Querying and Pagination with DynamoDB

Development

Reading Time: 9 minutes

This is the second of a three-part series on working with DynamoDB. The first article covered the basics of DynamoDB, such as creating tables, working with items along with batch operations, and conditional writes.

This post will focus on different ways you can query a table in DynamoDB and, more important, when to take advantage of which operation efficiently, including error handling and pagination.

In the first post, we created a users table that contains items with a user‘s information. Each user was identified by a unique email field, making email the ideal candidate for the Partition Key (or Hash Key). The Sort Key (or Range Key) of the Primary Key was intentionally kept blank.

Apart from the Primary Key, one Global Secondary Key was also created for the expected searching pattern of the users table. It’s intuitive that searching functionality will focus mainly on searching users based on their name and creation time, which makes the created_at field an ideal candidate for the Partition Key and the first_name field as the Sort Key.

Additionally, instead of normalizing Authentication Tokens and Addresses into separate tables, both pieces of information are kept in a users table.

Table Structure

Create a users table in DynamoDB with the above structure if you haven’t already. Check out the first post in the series if you get stuck.

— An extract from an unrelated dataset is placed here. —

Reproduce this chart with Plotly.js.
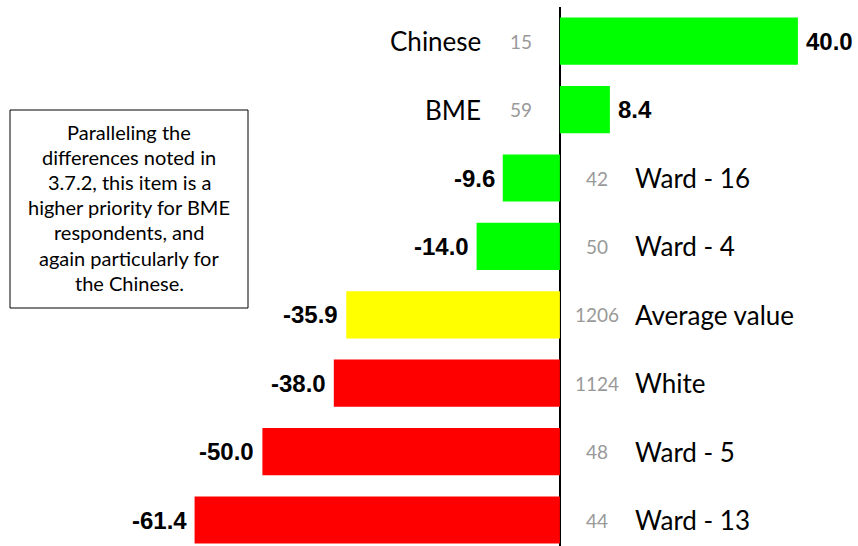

Querying in DynamoDB comes in two flavors: query operation and scan operation. Both operations have different use cases.

Query Operation

The query operation in DynamoDB is different from how queries are performed in relational databases due to its structure. You can query only Primary Key and Secondary Key attributes from a table in DynamoDB.

The query operation finds items based on Primary Key values. You can query any table or secondary index that has a composite Primary Key (a Partition Key and a Sort Key). – AWS DynamoDB

Sounds constraining, as you cannot just fetch records from a database table by any field you need. But that’s where you compromise flexibility in querying with speed and flexibility of data storage.

NoSQL databases must be designed by keeping data access patterns and application requirements in mind, whereas SQL databases are designed around the structure of data and normalization. This distinction will help you tremendously in designing databases in NoSQL.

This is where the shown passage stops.